Report: Germany Investigating Audi Over Emissions

2.1 million Audi cars affected
A logo of German carmaker Audi is pictured next to the Messeturm, Frankfurt's fair tower, during the media day at the Frankfurt Motor Show (IAA) in Frankfurt, Germany, September 14. The carmaker has now admitted that 2.1 million of it cars are affected by diesel emission scandal. Ralph Orlowski/Reuters

German prosecutors have launched a preliminary investigation into Volkswagen subsidiary Audi related to the scandal over rigged emissions, a newspaper reported on Wednesday.

Wolfram Herrle, chief prosecutor in Audi's hometown of Ingolstadt in southern Germany, was quoted as telling the Funke Media group that a preliminary investigation had been launched to see whether to initiate formal proceedings against the company.

"We are currently reviewing all the facts in order to decide whether an investigation should be initiated," he said.

Neither the Ingolstadt prosecutors nor Audi were immediately available to comment on the newspaper report.

Volkswagen has admitted cheating diesel emissions tests in the United States but Germany's transport minister says it also manipulated tests in Europe, where it has much bigger sales, and it faces the worst business crisis in its 78-year history.

On Monday, the German prosecutor's office said it was investigating former VW boss Martin Winterkorn over "allegations of fraud in the sale of cars with manipulated emissions data" based on charges filed by about 10 unidentified individuals.

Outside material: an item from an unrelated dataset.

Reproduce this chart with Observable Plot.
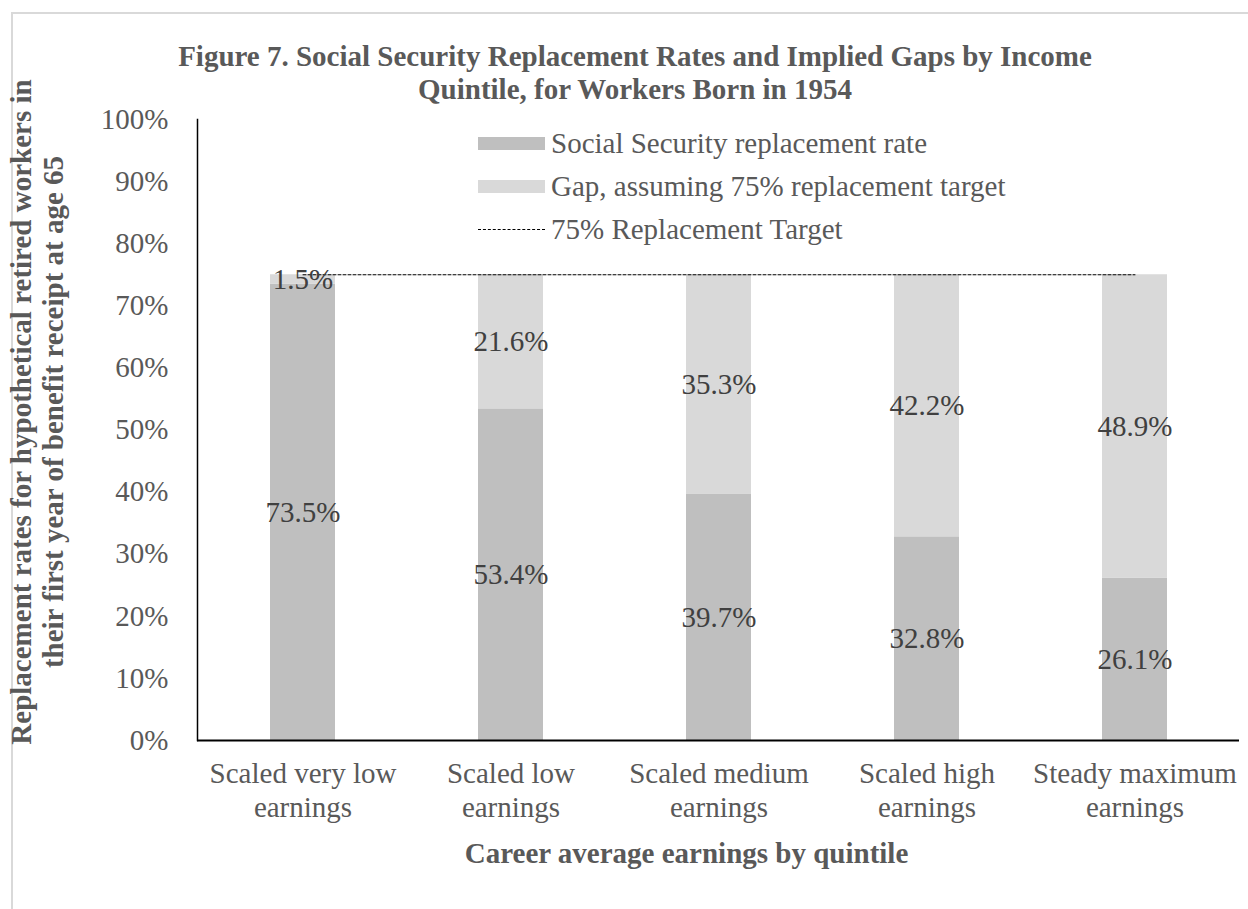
<!DOCTYPE html>
<html>
<head>
<meta charset="utf-8">
<script src="https://cdn.jsdelivr.net/npm/d3@7"></script>
<script src="https://cdn.jsdelivr.net/npm/@observablehq/plot@0.6"></script>
<style>
  html, body { margin: 0; padding: 0; background: #fff; }
  #wrap { position: relative; width: 1248px; height: 909px; overflow: hidden; font-family: "Liberation Serif", "Times New Roman", serif; }
  #border { position: absolute; left: 11px; top: 12px; width: 1300px; height: 1000px; border-top: 2px solid #d9d9d9; border-left: 2px solid #d9d9d9; }
  #title { position: absolute; left: 0; top: 40px; width: 1270px; text-align: center; font-weight: bold; font-size: 29px; line-height: 33px; color: #595959; }
  #chart { position: absolute; left: 0; top: 0; }
  .lg { position: absolute; left: 551px; font-size: 29px; line-height: 32px; color: #595959; white-space: nowrap; }
  .sw { position: absolute; width: 67px; height: 13px; left: 478px; }
  .dash { position: absolute; left: 478px; width: 67px; height: 0; border-top: 1px dashed #000; }
</style>
</head>
<body>
<div id="wrap">
  <div id="border"></div>
  <div id="chart"></div>
  <div id="title">Figure 7. Social Security Replacement Rates and Implied Gaps by Income<br>Quintile, for Workers Born in 1954</div>
  <div id="legend"></div>
</div>
<script>
const categories = ["Scaled very low earnings", "Scaled low earnings", "Scaled medium earnings", "Scaled high earnings", "Steady maximum earnings"];
const tickLabels = ["Scaled very low\nearnings", "Scaled low\nearnings", "Scaled medium\nearnings", "Scaled high\nearnings", "Steady maximum\nearnings"];
const replacementRate = [73.5, 53.4, 39.7, 32.8, 26.1];
const gapValues = [1.5, 21.6, 35.3, 42.2, 48.9];
const targetValues = [75, 75, 75, 75, 75];
const seriesNames = ["Social Security replacement rate", "Gap, assuming 75% replacement target"];
const targetName = "75% Replacement Target";
const seriesColors = ["#bfbfbf", "#d9d9d9"];
const yTicks = [0, 10, 20, 30, 40, 50, 60, 70, 80, 90, 100];
const yTitle = "Replacement rates for hypothetical retired workers in\ntheir first year of benefit receipt at age 65";
const xTitle = "Career average earnings by quintile";

const rows = [];
categories.forEach((c, i) => {
  rows.push({cat: c, series: seriesNames[0], value: replacementRate[i]});
  rows.push({cat: c, series: seriesNames[1], value: gapValues[i]});
});
const targetRows = categories.map((c, i) => ({cat: c, value: targetValues[i]}));
const labelOf = new Map(categories.map((c, i) => [c, tickLabels[i]]));

const chart = Plot.plot({
  width: 1248,
  height: 909,
  marginLeft: 197,
  marginRight: 9,
  marginTop: 119,
  marginBottom: 169,
  style: {fontFamily: "'Liberation Serif', 'Times New Roman', serif", background: "transparent"},
  x: {domain: categories, paddingInner: 0.688, paddingOuter: 0.344, axis: null},
  y: {domain: [0, 100], axis: null},
  color: {domain: seriesNames, range: seriesColors},
  marks: [
    Plot.barY(rows, {x: "cat", y: "value", fill: "series", order: seriesNames}),
    Plot.axisY({ticks: yTicks, tickFormat: d => d + "%", tickSize: 0, tickPadding: 29, fontSize: 29, fill: "#595959", label: null}),
    Plot.axisX({tickSize: 0, tickPadding: 19, fontSize: 29, lineHeight: 1.15, fill: "#595959", tickFormat: d => labelOf.get(d), label: null}),
    Plot.ruleY([0], {stroke: "#000", strokeWidth: 2}),
    Plot.frame({anchor: "left", stroke: "#000", strokeWidth: 1.5}),
    Plot.lineY(targetRows, {x: "cat", y: "value", stroke: "#000", strokeWidth: 1, strokeDasharray: "3,2"}),
    Plot.text(rows, Plot.stackY({x: "cat", y: "value", order: seriesNames, z: "series", text: d => d.value.toFixed(1) + "%", fontSize: 29, fill: "#404040"})),
    Plot.text([yTitle], {frameAnchor: "left", dx: -161, dy: -18, rotate: -90, textAnchor: "middle", lineAnchor: "middle", lineHeight: 1.1, fontSize: 29, fontWeight: "bold", fill: "#595959"}),
    Plot.text([xTitle], {frameAnchor: "bottom", dy: 122, dx: -32, fontSize: 29, fontWeight: "bold", fill: "#595959"})
  ]
});
document.getElementById("chart").appendChild(chart);

const legend = document.getElementById("legend");
const legendY = [143, 186, 229];
seriesNames.forEach((name, i) => {
  const sw = document.createElement("div");
  sw.className = "sw";
  sw.style.top = (legendY[i] - 6) + "px";
  sw.style.background = seriesColors[i];
  legend.appendChild(sw);
  const t = document.createElement("div");
  t.className = "lg";
  t.style.top = (legendY[i] - 16) + "px";
  t.textContent = name;
  legend.appendChild(t);
});
const dash = document.createElement("div");
dash.className = "dash";
dash.style.top = legendY[2] + "px";
legend.appendChild(dash);
const tt = document.createElement("div");
tt.className = "lg";
tt.style.top = (legendY[2] - 16) + "px";
tt.textContent = targetName;
legend.appendChild(tt);
</script>
</body>
</html>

Winterkorn, replaced as chief executive on Friday by company veteran Matthias Mueller, said when he quit last week that he was not aware of any wrongdoing on his part and wanted to give the company a new start.

Among those suspended in the scandal were Ulrich Hackenberg, the head of research and development at premium brand Audi, who oversees technical development across the group.

Audi has said 2.1 million of its cars were affected by the scandal, including the A1, A3, A4, A5, A6, TT, Q3 and Q5 models.